We most recently explained the narrow scope of this exception in Maris v. McGrath, supra, 269 Conn. at 848, 850 A.2d 133, in which we upheld a trial court's determination that attorney's fees should be awarded to the defendant because the trial court had found both that the case was “wholly without merit” and that “the plaintiff repeatedly had testified untruthfully and in bad faith.” We reiterated principles that this court previously had articulated indicating that a litigant seeking an award of attorney's fees for the bad faith conduct of the opposing party faces a high hurdle. Specifically, quoting our previous decision in CFM of Connecticut, Inc. v. Chowdhury, 239 Conn. 375, 393, 685 A.2d 1108 (1996), overruled in part on other grounds by State v. Salmon, 250 Conn. 147, 154–55, 735 A.2d 333 (1999), we stated: “We agree, furthermore, with certain principles articulated by the Second Circuit Court of Appeals in determining whether the bad faith exception applies. To ensure ․ that fear of an award of attorneys' fees against them will not deter persons with colorable claims from pursuing those claims, we have declined to uphold awards under the bad-faith exception absent both clear evidence that the challenged actions are entirely without color and [are taken] for reasons of harassment or delay or for other improper purposes ․ and a high degree of specificity in the factual findings of [the] lower courts․ Whether a claim is colorable, for purposes of the bad-faith exception, is a matter of whether a reasonable attorney could have concluded that facts supporting the claim might be established, not whether such facts had been established․ To determine whether the bad-faith exception applies, the court must assess whether there has been substantive bad faith as exhibited by, for example, a party's use of oppressive tactics or its wilful violations of court orders; [t]he appropriate focus for the court ․ is the conduct of the party in instigating or maintaining the litigation.” (Citations omitted; internal quotation marks omitted.) Maris v. McGrath, supra, at 845–46, 850 A.2d 133.

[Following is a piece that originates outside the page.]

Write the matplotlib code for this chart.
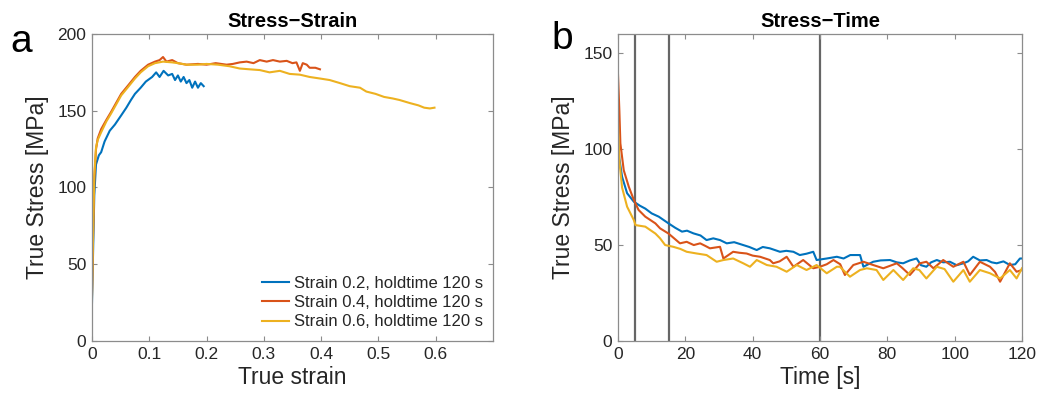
import matplotlib
matplotlib.use("Agg")
import matplotlib.pyplot as plt
from matplotlib.ticker import FormatStrFormatter

plt.rcParams['font.family'] = ['Liberation Sans', 'DejaVu Sans']

# MATLAB default colours
blue = '#0072BD'
orange = '#D95319'
yellow = '#EDB120'

# ---- panel a: stress-strain ----
strain_02 = [0, 0.002, 0.004, 0.007, 0.012, 0.016, 0.022, 0.031, 0.04, 0.051, 0.06, 0.068,
             0.075, 0.085, 0.094, 0.105, 0.112, 0.118, 0.125, 0.133, 0.14, 0.145, 0.15,
             0.155, 0.16, 0.165, 0.17, 0.175, 0.18, 0.185, 0.19, 0.195]
stress_02 = [25, 60, 95, 115, 121, 123, 130, 137, 141, 147, 152, 157,
             161, 165, 169, 172, 175, 172, 176, 173, 174, 170, 173,
             169, 172, 168, 170, 165, 169, 165, 168, 166]

strain_04 = [0, 0.002, 0.004, 0.007, 0.01, 0.016, 0.025, 0.033, 0.042, 0.051, 0.062, 0.075,
             0.085, 0.098, 0.11, 0.118, 0.124, 0.13, 0.14, 0.15, 0.165, 0.185, 0.2, 0.216,
             0.235, 0.246, 0.258, 0.27, 0.282, 0.293, 0.305, 0.316, 0.328, 0.34, 0.35,
             0.357, 0.363, 0.368, 0.375, 0.38, 0.39, 0.398]
stress_04 = [30, 70, 105, 125, 132, 138, 144, 149, 155, 161, 166, 172,
             176, 180, 182, 183, 185, 182, 183, 181, 180, 180.5, 180, 181,
             180, 180.5, 181.5, 182, 181, 183, 182, 183, 182, 182.5, 181,
             181.5, 176, 181, 180, 178, 178, 177]

strain_06 = [0, 0.002, 0.004, 0.007, 0.01, 0.016, 0.025, 0.033, 0.042, 0.051, 0.062, 0.075,
             0.085, 0.098, 0.11, 0.124, 0.14, 0.15, 0.165, 0.185, 0.2, 0.22, 0.24, 0.258,
             0.275, 0.293, 0.31, 0.328, 0.345, 0.363, 0.38, 0.398, 0.415, 0.433, 0.45,
             0.468, 0.479, 0.495, 0.51, 0.525, 0.537, 0.555, 0.57, 0.58, 0.59, 0.598]
stress_06 = [28, 72, 108, 126, 131, 136, 143, 148, 154, 160, 165, 171,
             175, 179, 181, 182, 181.5, 181, 180, 180, 180.5, 180, 179, 177.5,
             177, 176.5, 175, 176, 174, 173.5, 172, 171, 170, 168, 166,
             165, 162.5, 161, 159, 158, 157, 155, 153.5, 152, 151.5, 152]

# ---- panel b: stress-time (hold) ----
time_02 = [0, 0.4, 1.2, 2.7, 4.7, 6.5, 8.1, 10, 12.1, 15, 17, 19, 20.5, 22.4, 24.5, 26.3,
           28.3, 30.3, 32.3, 34.5, 37.2, 39, 41.2, 43, 45.1, 48.1, 50, 52.1, 54, 56, 58,
           59, 62, 65, 67, 69, 71.9, 72.9, 75.8, 78, 80.8, 82.8, 84.7, 86.7, 88.7, 90,
           91.6, 93, 94.7, 96.6, 98.6, 100.6, 102.6, 104, 105.5, 107.5, 109.5, 111, 112.5,
           114.5, 116.4, 118, 119.4, 120]
hold_02 = [106, 95, 85.6, 77, 72.6, 70.5, 69, 66.5, 64.8, 61.3, 59, 57, 57.5, 56.1, 55, 52.6,
           53.5, 52.6, 50.9, 51.5, 50, 49, 47.4, 49, 48.3, 46.5, 47, 46.5, 44.8, 45.5, 46.5,
           42.2, 43, 43.9, 43, 44.8, 44.8, 38.7, 41.3, 42, 42.2, 41, 40.5, 42, 43, 39.5,
           38.7, 41, 42.2, 41, 41.3, 39.5, 40.5, 41.5, 43.9, 42, 42.2, 41, 40.5,
           41.5, 39.6, 40, 43, 43]

time_04 = [0, 0.4, 0.7, 1.7, 3.2, 4.7, 6.1, 8.1, 11.1, 12.5, 15, 17, 18.4, 20.4, 22.5, 24.4,
           26, 27.3, 30.3, 31.3, 34.2, 36, 38.2, 40, 42.2, 45.1, 46.1, 48, 50.1, 52.1, 55,
           58, 60, 62, 64, 66, 67.4, 69.9, 72.9, 75.8, 78.8, 80.5, 82.8, 84.5, 86.7, 89.7,
           91.6, 93.7, 96.6, 99.6, 102.6, 104.5, 107.5, 110.5, 112, 113.5, 116.4, 118.4, 120]
hold_04 = [138.6, 120, 103, 89, 80.4, 73.5, 68.3, 64.8, 61.3, 58.7, 56, 53, 50.9, 51.7, 50, 50.9,
           49.5, 48.3, 49.1, 43, 46.5, 46, 45.6, 44.5, 43.9, 42.2, 40.5, 41.5, 43.9, 38.7, 42.2,
           37.9, 38.7, 40, 42.2, 40, 34.4, 39.6, 41.3, 39.6, 37.9, 39, 40.5, 38, 34.4, 40.5,
           41.3, 37.9, 42.2, 38.7, 41.3, 34.4, 41.3, 38.7, 36, 30.9, 40.5, 36.1, 37]

time_06 = [0, 0.4, 1.2, 2.7, 4.7, 5.2, 8.1, 11.1, 12.5, 14, 16.4, 18.5, 20.4, 23.4, 26.3, 29.3,
           31.3, 34.2, 37.2, 39.2, 41.2, 44.2, 47.1, 50.1, 53.1, 56, 59, 62, 65, 65.9, 68.9,
           71.9, 73.9, 76.8, 78.8, 81.8, 84.7, 87.7, 89.5, 91.6, 94.7, 97, 99.6, 102.6, 104.5,
           107.5, 110.5, 113.5, 116.4, 118.4, 120]
hold_06 = [114, 94, 80, 70, 63, 60.4, 59.6, 56, 53.5, 50, 49.1, 48, 46.5, 45.6, 44.8, 41.3,
           42.2, 43, 40.5, 38.7, 42.2, 39.6, 38.7, 36.1, 39.6, 37, 39.6, 35.3, 38.7, 38.7, 33.5,
           37, 37.9, 37, 31.8, 37, 31.8, 37.9, 37, 32.6, 38.7, 37.5, 30.9, 37, 30.9,
           37, 35.3, 32.6, 37, 32.6, 37.9]

marker_times = [5, 15, 60]
labels = ['Strain 0.2, holdtime 120 s', 'Strain 0.4, holdtime 120 s', 'Strain 0.6, holdtime 120 s']

fig = plt.figure(figsize=(10.55, 3.98), dpi=100)
ax1 = fig.add_axes([0.0872, 0.1432, 0.380, 0.7714])
ax2 = fig.add_axes([0.5858, 0.1432, 0.3829, 0.7714])

def style(ax):
    for s in ax.spines.values():
        s.set_color('#8c8c8c')
        s.set_linewidth(0.9)
    ax.tick_params(direction='in', top=True, right=True, length=3.5, width=0.8,
                   colors='#8c8c8c', labelcolor='#262626', labelsize=12.5, pad=4)

lw = 1.5
ax1.plot(strain_02, stress_02, color=blue, lw=lw, label=labels[0])
ax1.plot(strain_04, stress_04, color=orange, lw=lw, label=labels[1])
ax1.plot(strain_06, stress_06, color=yellow, lw=lw, label=labels[2])
ax1.set_xlim(0, 0.7)
ax1.set_ylim(0, 200)
ax1.set_xticks([0, 0.1, 0.2, 0.3, 0.4, 0.5, 0.6])
ax1.set_yticks([0, 50, 100, 150, 200])
ax1.xaxis.set_major_formatter(FormatStrFormatter('%g'))
ax1.set_xlabel('True strain', fontsize=16.5, color='#262626', labelpad=3)
ax1.set_ylabel('True Stress [MPa]', fontsize=16.5, color='#262626', labelpad=6)
ax1.set_title('Stress\u2212Strain', fontsize=14.5, fontweight='bold', pad=5)
style(ax1)
leg = ax1.legend(loc='lower right', bbox_to_anchor=(1.0, 0.005), frameon=False, fontsize=12,
                 handlelength=1.6, handletextpad=0.3, labelspacing=0.25, borderaxespad=0.2)
for t in leg.get_texts():
    t.set_color('#262626')

for mt in marker_times:
    ax2.axvline(mt, color='#666666', lw=1.6, zorder=1)
ax2.plot(time_02, hold_02, color=blue, lw=lw, zorder=2)
ax2.plot(time_04, hold_04, color=orange, lw=lw, zorder=2)
ax2.plot(time_06, hold_06, color=yellow, lw=lw, zorder=2)
ax2.set_xlim(0, 120)
ax2.set_ylim(0, 160)
ax2.set_xticks([0, 20, 40, 60, 80, 100, 120])
ax2.set_yticks([0, 50, 100, 150])
ax2.set_xlabel('Time [s]', fontsize=16.5, color='#262626', labelpad=3)
ax2.set_ylabel('True Stress [MPa]', fontsize=16.5, color='#262626', labelpad=6)
ax2.set_title('Stress\u2212Time', fontsize=14.5, fontweight='bold', pad=5)
style(ax2)

fig.text(0.010, 0.94, 'a', fontsize=28, va='top', ha='left')
fig.text(0.523, 0.948, 'b', fontsize=28, va='top', ha='left')

fig.savefig('out.png', dpi=100)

Maris makes clear that in order to impose sanctions pursuant to its inherent authority, the trial court must find both that the litigant's claims were entirely without color and that the litigant acted in bad faith.7 The findings of the trial court in the present case do not satisfy this requirement. Specifically, although the court found that the administrator's actions were entirely without color and supported that finding with a high degree of specificity in its factual findings, the court did not make a separate finding that the administrator acted in bad faith.8
The judgment of the Appellate Court is reversed and the case is remanded to the Appellate Court with direction to remand the case to the trial court for further proceedings in accordance with this opinion.
In this opinion the other justices concurred.